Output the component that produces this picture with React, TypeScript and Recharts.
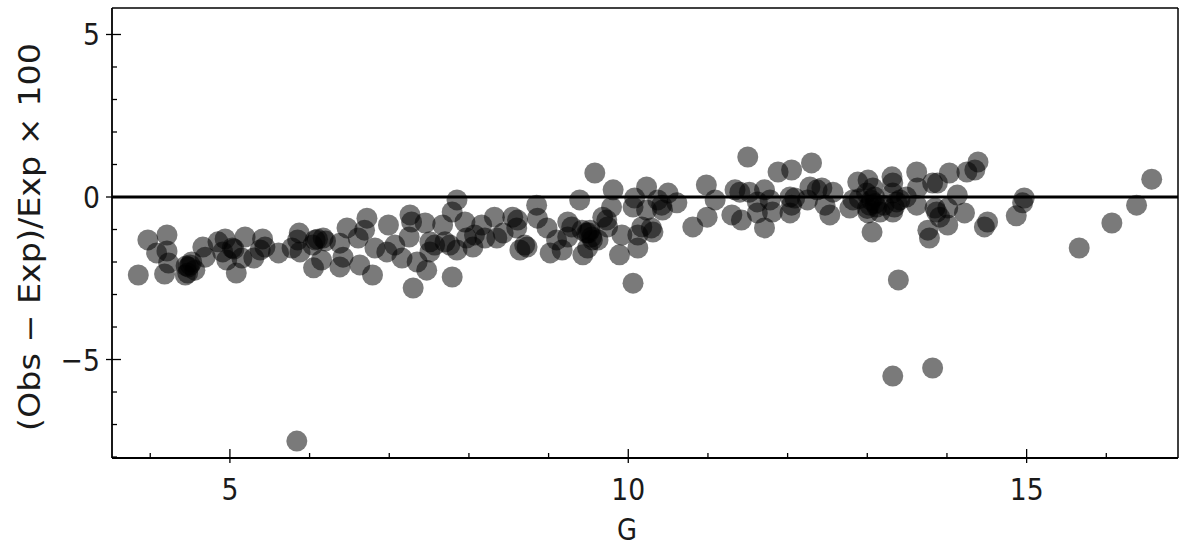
import React from "react";
import {
  ScatterChart,
  Scatter,
  XAxis,
  YAxis,
  ReferenceLine,
} from "recharts";

// G magnitude of each star
const gMag = [
  3.85, 3.97, 4.21, 4.08, 4.21, 4.23, 4.18, 4.45, 4.5, 4.47,
  4.56, 4.44, 4.52, 4.69, 4.66, 4.85, 4.94, 4.91, 4.96, 5.03,
  5.08, 5.15, 5.19, 5.3, 5.41, 5.38, 5.44, 5.61, 5.78, 5.87,
  5.85, 5.88, 6.04, 6.05, 6.17, 6.07, 6.15, 6.38, 6.38, 6.47,
  6.42, 6.61, 6.63, 6.72, 6.69, 6.79, 6.82, 6.97, 6.99, 7.07,
  7.16, 7.26, 7.28, 7.25, 7.3, 7.35, 7.45, 7.47, 7.51, 7.57,
  7.51, 7.67, 7.7, 7.76, 7.79, 7.79, 7.85, 7.85, 7.95, 7.97,
  8.05, 8.07, 8.16, 8.2, 8.32, 8.35, 8.43, 8.55, 8.61, 8.64,
  8.6, 8.85, 8.86, 8.98, 8.7, 8.73, 9.02, 9.1, 9.17, 9.24,
  9.29, 9.24, 9.39, 9.42, 9.48, 9.52, 9.54, 9.55, 9.43, 9.49,
  9.62, 9.58, 9.68, 9.73, 9.74, 9.79, 9.81, 9.89, 9.92, 10.06,
  10.08, 10.06, 10.12, 10.12, 10.17, 10.23, 10.23, 10.29, 10.31, 10.37,
  10.42, 10.43, 10.5, 10.61, 10.81, 10.98, 10.99, 11.09, 11.3, 11.34,
  11.4, 11.42, 11.52, 11.62, 11.62, 11.71, 11.78, 11.71, 11.81, 11.5,
  11.88, 12.05, 12.03, 12.05, 12.03, 12.09, 12.3, 12.28, 12.25, 12.37,
  12.43, 12.47, 12.53, 12.57, 12.78, 12.82, 12.88, 13.01, 12.99, 13.03,
  13.06, 13.07, 13.12, 13.16, 13.09, 13.01, 13.21, 13.31, 13.32, 13.32,
  13.34, 13.41, 13.32, 13.37, 13.49, 13.62, 13.63, 13.62, 13.76, 13.78,
  13.82, 13.88, 13.85, 13.87, 13.91, 14.01, 14.01, 14.03, 14.13, 14.22,
  14.25, 14.35, 14.39, 14.47, 14.51, 14.87, 14.97, 14.95, 15.66, 16.07,
  16.38, 16.57, 5.84, 13.32, 13.82, 13.39, 4.48, 5.05, 6.1, 6.2,
  9.5, 13.05, 13.1, 13.0, 12.9,
];

// (Obs - Exp)/Exp x 100
const deviation = [
  -2.4, -1.32, -1.17, -1.72, -1.66, -2.03, -2.37, -2.12, -2.09, -2.34,
  -2.25, -2.4, -2.0, -1.85, -1.54, -1.38, -1.29, -1.69, -1.94, -1.57,
  -2.34, -1.88, -1.23, -1.88, -1.29, -1.63, -1.54, -1.72, -1.57, -1.11,
  -1.32, -1.69, -1.48, -2.18, -1.26, -1.32, -1.94, -1.42, -2.15, -0.95,
  -1.85, -1.26, -2.09, -0.65, -1.02, -2.4, -1.57, -1.69, -0.86, -1.48,
  -1.88, -0.55, -0.77, -1.23, -2.8, -2.0, -0.8, -2.25, -1.38, -1.48,
  -1.69, -0.86, -1.38, -1.48, -2.46, -0.46, -0.09, -1.63, -0.77, -1.26,
  -1.54, -1.17, -0.86, -1.26, -0.62, -1.26, -1.11, -0.62, -0.71, -1.63,
  -0.95, -0.25, -0.65, -0.95, -1.48, -1.54, -1.72, -1.32, -1.63, -0.77,
  -0.92, -1.23, -0.09, -1.02, -1.11, -1.02, -1.23, -1.32, -1.78, -1.57,
  -1.32, 0.74, -0.62, -0.71, -0.92, -0.31, 0.22, -1.78, -1.17, -2.65,
  -0.03, -0.31, -1.57, -1.17, -0.92, 0.31, -0.4, -0.95, -1.08, -0.09,
  -0.25, -0.4, 0.12, -0.18, -0.92, 0.37, -0.62, -0.09, -0.55, 0.22,
  0.15, -0.71, 0.15, -0.15, -0.49, 0.22, -0.09, -0.95, -0.46, 1.23,
  0.77, 0.83, 0.0, -0.25, -0.49, -0.03, 1.05, 0.31, -0.09, 0.22,
  0.28, -0.25, -0.55, 0.15, -0.34, -0.09, 0.46, 0.52, 0.12, -0.25,
  -1.08, 0.28, -0.31, -0.46, 0.0, -0.49, -0.25, 0.62, 0.43, 0.12,
  -0.31, -0.09, -0.46, -0.15, 0.0, 0.77, 0.28, -0.25, -1.02, -1.26,
  0.43, 0.43, -0.34, -0.46, -0.62, -0.34, -0.86, 0.74, 0.06, -0.49,
  0.77, 0.83, 1.08, -0.92, -0.77, -0.58, -0.03, -0.18, -1.57, -0.8,
  -0.25, 0.55, -7.51, -5.51, -5.26, -2.55, -2.15, -1.6, -1.3, -1.35,
  -1.1, -0.1, -0.2, -0.35, -0.05,
];

const xTicks = [4, 5, 6, 7, 8, 9, 10, 11, 12, 13, 14, 15, 16];
const yTicks = [-8, -7, -6, -5, -4, -3, -2, -1, 0, 1, 2, 3, 4, 5];
const xDomain = [3.52, 16.9];
const yDomain = [-8.03, 5.815];

const data = gMag.map((g, i) => ({ g, dev: deviation[i] }));

const FONT = '"DejaVu Sans", sans-serif';

// narrow label text, like the original's condensed font
function NarrowText({ x, y, anchor, size = 31, children }: any) {
  return (
    <text
      x={0}
      y={0}
      transform={`translate(${x}, ${y}) scale(0.86, 1)`}
      textAnchor={anchor}
      fontSize={size}
      fontFamily={FONT}
      fill="#1a1a1a"
    >
      {children}
    </text>
  );
}

function XTick({ x, y, payload }: any) {
  const major = payload.value % 5 === 0;
  return (
    <g>
      <line x1={x} x2={x} y1={y - (major ? 9 : 5)} y2={y + (major ? 5 : 0)} stroke="#000" strokeWidth={1.3} />
      {major && <NarrowText x={x} y={y + 42} anchor="middle">{payload.value}</NarrowText>}
    </g>
  );
}

function YTick({ x, y, payload }: any) {
  const major = payload.value % 5 === 0;
  const label = payload.value < 0 ? "\u2212" + Math.abs(payload.value) : String(payload.value);
  return (
    <g>
      <line x1={x - (major ? 6 : 0)} x2={x + (major ? 9 : 5)} y1={y} y2={y} stroke="#000" strokeWidth={1.3} />
      {major && <NarrowText x={x - 12} y={y + 11} anchor="end">{label}</NarrowText>}
    </g>
  );
}

const dot = (p: any) => (
  <circle cx={p.cx} cy={p.cy} r={10.5} fill="#000" fillOpacity={0.52} />
);

export default function App() {
  return (
    <div style={{ position: "absolute", left: 0, top: 0, width: 1200, height: 550, background: "#fff" }}>
      <ScatterChart width={1200} height={550} margin={{ top: 8, right: 22, bottom: 0, left: 0 }}>
        <XAxis
          type="number"
          dataKey="g"
          domain={xDomain}
          allowDataOverflow
          ticks={xTicks}
          interval={0}
          height={92}
          tickSize={0}
          tickMargin={0}
          tickLine={false}
          tick={<XTick />}
          axisLine={{ stroke: "#000", strokeWidth: 1.8 }}
          label={{
            content: ({ viewBox }: any) => (
              <NarrowText x={viewBox.x + 515} y={viewBox.y + 82} anchor="middle" size={30}>G</NarrowText>
            ),
          }}
        />
        <YAxis
          type="number"
          dataKey="dev"
          domain={yDomain}
          allowDataOverflow
          ticks={yTicks}
          interval={0}
          width={112}
          tickSize={0}
          tickMargin={0}
          tickLine={false}
          tick={<YTick />}
          axisLine={{ stroke: "#000", strokeWidth: 1.8 }}
          label={{
            content: ({ viewBox }: any) => {
              const cx = viewBox.x + 40;
              const cy = viewBox.y + viewBox.height / 2 + 4;
              return (
                <text
                  x={cx}
                  y={cy}
                  transform={`rotate(-90, ${cx}, ${cy})`}
                  textAnchor="middle"
                  fontSize={30}
                  fontFamily={FONT}
                  fill="#1a1a1a"
                  textLength={388}
                  lengthAdjust="spacingAndGlyphs"
                >
                  (Obs {"\u2212"} Exp)/Exp {"\u00d7"} 100
                </text>
              );
            },
          }}
        />
        <ReferenceLine y={yDomain[1]} stroke="#000" strokeWidth={1.5} />
        <ReferenceLine x={xDomain[1]} stroke="#000" strokeWidth={1.5} />
        <ReferenceLine y={0} stroke="#000" strokeWidth={3} />
        <Scatter data={data} shape={dot} isAnimationActive={false} />
      </ScatterChart>
    </div>
  );
}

——————

◆ **Instructions to follow**:
Say the number of lines in the listing that hold "React", with no added words.

◆ **The response**:
2